AIM OF THE TASK:
Which lines in the records below contain the word "that"? Copy each of them.

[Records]
☆ ☆ ☆ ☆
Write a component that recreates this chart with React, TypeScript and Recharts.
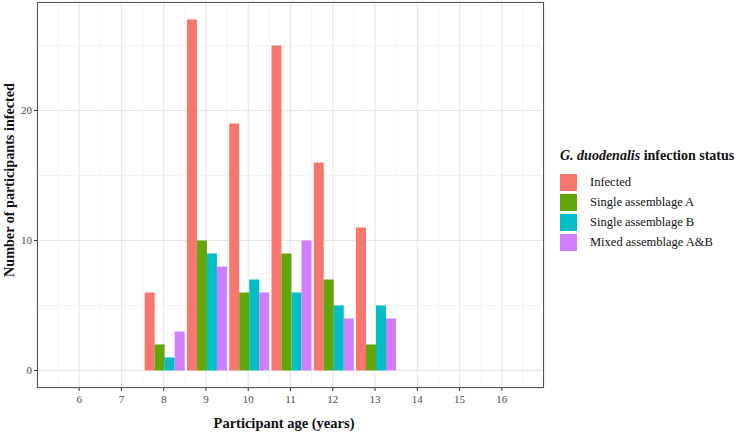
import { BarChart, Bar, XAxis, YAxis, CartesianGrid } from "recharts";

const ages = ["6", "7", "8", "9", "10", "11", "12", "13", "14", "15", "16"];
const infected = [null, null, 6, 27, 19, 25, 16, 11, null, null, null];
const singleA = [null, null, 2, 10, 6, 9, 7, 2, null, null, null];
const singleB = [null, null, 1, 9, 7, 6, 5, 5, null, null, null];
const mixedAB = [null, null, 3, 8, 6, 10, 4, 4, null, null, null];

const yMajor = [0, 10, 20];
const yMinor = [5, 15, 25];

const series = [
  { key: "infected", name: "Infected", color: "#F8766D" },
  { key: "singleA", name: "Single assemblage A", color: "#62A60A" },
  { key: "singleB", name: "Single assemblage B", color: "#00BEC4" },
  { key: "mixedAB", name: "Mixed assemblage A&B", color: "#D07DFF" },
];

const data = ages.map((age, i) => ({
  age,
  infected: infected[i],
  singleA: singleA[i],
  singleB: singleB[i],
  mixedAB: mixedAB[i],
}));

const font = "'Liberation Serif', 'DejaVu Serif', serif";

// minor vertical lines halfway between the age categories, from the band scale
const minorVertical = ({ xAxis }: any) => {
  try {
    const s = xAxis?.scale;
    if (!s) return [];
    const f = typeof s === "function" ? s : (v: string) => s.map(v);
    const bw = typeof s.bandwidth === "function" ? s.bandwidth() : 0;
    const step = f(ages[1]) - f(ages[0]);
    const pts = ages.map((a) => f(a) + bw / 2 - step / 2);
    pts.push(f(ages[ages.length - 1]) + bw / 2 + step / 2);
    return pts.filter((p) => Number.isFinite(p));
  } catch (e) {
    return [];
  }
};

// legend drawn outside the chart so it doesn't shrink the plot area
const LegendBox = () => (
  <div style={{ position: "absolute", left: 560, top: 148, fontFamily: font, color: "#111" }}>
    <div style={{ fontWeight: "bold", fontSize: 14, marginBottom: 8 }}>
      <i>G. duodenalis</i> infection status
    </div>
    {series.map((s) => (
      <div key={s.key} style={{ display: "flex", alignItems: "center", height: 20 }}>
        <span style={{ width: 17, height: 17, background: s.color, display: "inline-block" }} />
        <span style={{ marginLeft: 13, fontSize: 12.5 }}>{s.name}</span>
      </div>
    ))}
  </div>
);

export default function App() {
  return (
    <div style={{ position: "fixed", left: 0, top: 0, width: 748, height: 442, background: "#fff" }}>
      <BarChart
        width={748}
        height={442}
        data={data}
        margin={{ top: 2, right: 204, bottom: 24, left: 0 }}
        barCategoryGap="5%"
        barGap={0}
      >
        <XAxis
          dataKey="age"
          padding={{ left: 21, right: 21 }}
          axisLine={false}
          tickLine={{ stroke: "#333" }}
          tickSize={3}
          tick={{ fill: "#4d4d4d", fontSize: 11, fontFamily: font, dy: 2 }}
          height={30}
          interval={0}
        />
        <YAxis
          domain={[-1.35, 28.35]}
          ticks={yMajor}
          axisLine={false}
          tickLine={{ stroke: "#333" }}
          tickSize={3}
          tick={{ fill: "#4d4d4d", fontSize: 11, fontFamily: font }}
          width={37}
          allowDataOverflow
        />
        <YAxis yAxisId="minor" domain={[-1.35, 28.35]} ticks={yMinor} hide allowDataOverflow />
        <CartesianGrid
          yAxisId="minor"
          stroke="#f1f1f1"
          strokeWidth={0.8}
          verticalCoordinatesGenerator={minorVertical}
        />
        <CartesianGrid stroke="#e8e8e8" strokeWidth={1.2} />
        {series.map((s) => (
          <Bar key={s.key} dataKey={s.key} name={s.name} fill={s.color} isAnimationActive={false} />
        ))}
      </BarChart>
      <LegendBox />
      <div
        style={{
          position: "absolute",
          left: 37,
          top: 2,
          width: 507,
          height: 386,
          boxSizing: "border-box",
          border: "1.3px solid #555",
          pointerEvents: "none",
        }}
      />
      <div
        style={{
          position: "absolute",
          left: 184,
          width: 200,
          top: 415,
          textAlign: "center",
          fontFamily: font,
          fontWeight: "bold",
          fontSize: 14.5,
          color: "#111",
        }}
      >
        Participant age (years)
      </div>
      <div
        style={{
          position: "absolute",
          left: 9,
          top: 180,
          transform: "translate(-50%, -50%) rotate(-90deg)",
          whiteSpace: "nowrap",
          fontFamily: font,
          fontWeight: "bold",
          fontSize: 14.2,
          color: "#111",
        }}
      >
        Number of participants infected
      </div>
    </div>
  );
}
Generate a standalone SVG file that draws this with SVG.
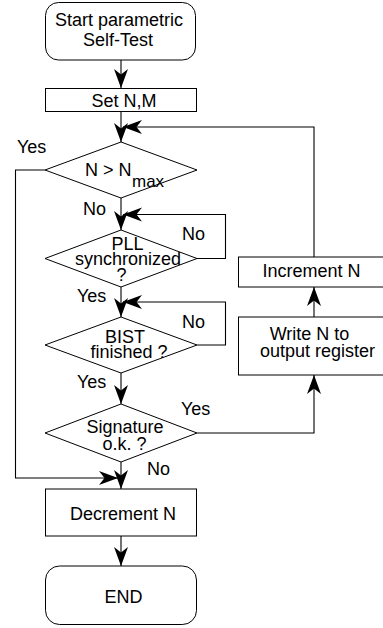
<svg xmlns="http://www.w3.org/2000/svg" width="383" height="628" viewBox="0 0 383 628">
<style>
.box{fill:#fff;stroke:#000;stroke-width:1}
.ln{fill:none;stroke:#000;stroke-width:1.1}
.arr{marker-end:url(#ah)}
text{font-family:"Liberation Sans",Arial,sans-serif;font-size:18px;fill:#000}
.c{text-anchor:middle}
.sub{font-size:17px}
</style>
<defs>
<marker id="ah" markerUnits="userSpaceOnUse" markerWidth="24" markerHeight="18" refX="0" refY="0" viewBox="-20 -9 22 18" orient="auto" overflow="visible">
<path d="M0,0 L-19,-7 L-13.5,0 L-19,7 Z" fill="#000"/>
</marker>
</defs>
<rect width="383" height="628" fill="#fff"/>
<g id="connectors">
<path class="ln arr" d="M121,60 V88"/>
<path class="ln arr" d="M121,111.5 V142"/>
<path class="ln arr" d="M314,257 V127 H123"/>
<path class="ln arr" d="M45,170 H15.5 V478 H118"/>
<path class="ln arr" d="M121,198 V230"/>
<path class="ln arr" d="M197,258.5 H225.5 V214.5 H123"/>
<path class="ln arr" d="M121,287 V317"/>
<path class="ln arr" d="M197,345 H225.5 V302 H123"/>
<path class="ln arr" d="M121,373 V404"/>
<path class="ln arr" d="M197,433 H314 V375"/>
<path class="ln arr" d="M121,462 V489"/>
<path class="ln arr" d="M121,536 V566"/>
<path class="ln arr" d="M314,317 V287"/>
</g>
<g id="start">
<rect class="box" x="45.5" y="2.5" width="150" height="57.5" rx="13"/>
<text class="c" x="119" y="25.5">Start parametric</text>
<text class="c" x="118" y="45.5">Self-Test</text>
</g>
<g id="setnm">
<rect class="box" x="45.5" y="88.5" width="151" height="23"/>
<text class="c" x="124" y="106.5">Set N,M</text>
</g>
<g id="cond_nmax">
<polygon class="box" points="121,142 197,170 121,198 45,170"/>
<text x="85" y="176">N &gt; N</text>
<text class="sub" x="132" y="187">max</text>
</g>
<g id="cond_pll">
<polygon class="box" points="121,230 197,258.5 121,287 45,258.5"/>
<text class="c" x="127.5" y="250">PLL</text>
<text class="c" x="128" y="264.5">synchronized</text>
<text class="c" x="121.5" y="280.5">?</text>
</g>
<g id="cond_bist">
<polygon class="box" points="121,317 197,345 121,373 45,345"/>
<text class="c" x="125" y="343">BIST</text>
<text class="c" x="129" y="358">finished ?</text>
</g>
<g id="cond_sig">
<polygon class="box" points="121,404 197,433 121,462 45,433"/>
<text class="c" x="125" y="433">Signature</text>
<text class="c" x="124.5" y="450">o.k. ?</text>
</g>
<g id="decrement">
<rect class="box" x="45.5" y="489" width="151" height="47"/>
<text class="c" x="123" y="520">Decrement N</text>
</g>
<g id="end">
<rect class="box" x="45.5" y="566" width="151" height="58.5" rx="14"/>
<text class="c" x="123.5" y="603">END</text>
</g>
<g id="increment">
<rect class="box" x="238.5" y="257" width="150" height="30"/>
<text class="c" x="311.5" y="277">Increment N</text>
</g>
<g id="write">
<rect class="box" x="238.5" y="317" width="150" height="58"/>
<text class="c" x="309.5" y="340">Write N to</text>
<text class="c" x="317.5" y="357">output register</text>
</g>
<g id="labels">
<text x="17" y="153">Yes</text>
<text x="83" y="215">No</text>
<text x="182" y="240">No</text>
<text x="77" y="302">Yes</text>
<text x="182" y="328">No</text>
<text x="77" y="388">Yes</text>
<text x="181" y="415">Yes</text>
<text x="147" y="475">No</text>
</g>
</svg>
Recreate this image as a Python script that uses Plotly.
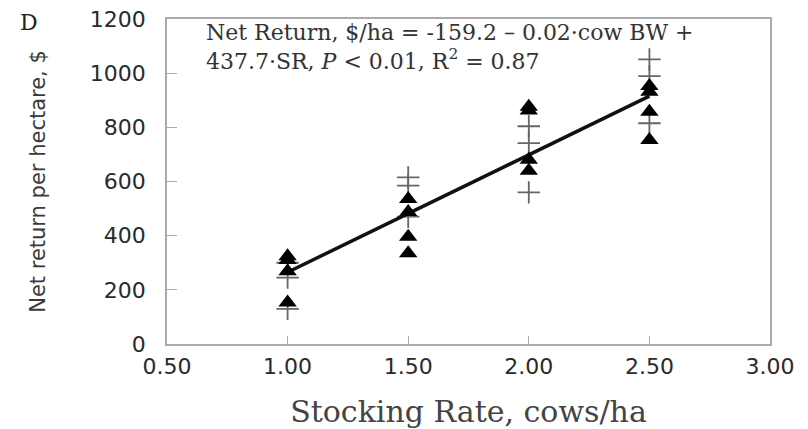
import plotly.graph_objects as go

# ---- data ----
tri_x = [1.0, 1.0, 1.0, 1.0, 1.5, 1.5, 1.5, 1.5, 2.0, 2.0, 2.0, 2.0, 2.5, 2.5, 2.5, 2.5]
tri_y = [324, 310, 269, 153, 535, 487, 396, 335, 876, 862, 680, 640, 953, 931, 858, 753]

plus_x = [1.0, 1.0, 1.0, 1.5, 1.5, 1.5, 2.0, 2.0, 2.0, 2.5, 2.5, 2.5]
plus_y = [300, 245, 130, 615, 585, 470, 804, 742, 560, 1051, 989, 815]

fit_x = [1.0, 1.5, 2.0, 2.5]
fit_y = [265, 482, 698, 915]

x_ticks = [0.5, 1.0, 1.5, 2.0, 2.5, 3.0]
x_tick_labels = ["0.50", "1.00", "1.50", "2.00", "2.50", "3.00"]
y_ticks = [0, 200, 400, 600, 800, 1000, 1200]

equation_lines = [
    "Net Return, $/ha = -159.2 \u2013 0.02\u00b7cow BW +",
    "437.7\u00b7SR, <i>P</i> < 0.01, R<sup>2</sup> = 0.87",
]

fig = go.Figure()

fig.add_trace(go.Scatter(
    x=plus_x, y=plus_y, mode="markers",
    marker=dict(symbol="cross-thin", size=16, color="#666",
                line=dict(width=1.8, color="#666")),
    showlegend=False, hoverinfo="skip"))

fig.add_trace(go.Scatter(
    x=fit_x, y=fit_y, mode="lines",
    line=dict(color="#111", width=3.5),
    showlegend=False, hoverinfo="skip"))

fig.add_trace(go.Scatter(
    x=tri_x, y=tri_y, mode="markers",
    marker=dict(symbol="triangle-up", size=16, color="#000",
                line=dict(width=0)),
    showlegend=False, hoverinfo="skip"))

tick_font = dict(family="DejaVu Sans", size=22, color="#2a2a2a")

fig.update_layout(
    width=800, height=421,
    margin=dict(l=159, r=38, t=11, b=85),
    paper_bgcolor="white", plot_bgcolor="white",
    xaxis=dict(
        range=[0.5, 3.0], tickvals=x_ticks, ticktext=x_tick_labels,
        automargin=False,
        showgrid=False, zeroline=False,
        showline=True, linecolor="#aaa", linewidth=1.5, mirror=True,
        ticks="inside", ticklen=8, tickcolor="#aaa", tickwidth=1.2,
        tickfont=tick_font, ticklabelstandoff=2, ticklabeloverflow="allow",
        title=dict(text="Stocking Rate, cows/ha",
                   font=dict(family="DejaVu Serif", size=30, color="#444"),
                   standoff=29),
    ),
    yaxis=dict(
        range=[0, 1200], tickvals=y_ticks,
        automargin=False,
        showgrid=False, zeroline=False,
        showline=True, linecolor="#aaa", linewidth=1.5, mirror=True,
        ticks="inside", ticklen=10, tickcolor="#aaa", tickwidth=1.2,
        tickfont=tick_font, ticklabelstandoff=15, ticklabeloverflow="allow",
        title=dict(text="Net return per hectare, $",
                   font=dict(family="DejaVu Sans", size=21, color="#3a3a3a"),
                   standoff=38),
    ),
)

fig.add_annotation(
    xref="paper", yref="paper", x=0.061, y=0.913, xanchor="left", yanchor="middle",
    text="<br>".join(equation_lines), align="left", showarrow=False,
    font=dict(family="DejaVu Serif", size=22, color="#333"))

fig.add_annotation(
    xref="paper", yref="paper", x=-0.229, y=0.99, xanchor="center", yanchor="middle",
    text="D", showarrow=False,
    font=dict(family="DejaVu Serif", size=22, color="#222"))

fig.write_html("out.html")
☆ ☆ ☆ ☆
RESPONSE:
Write a component that recreates this chart with React, TypeScript and Recharts.
Generate a standalone SVG file that draws this with SVG.
Recreate this image as a Python script that uses Plotly.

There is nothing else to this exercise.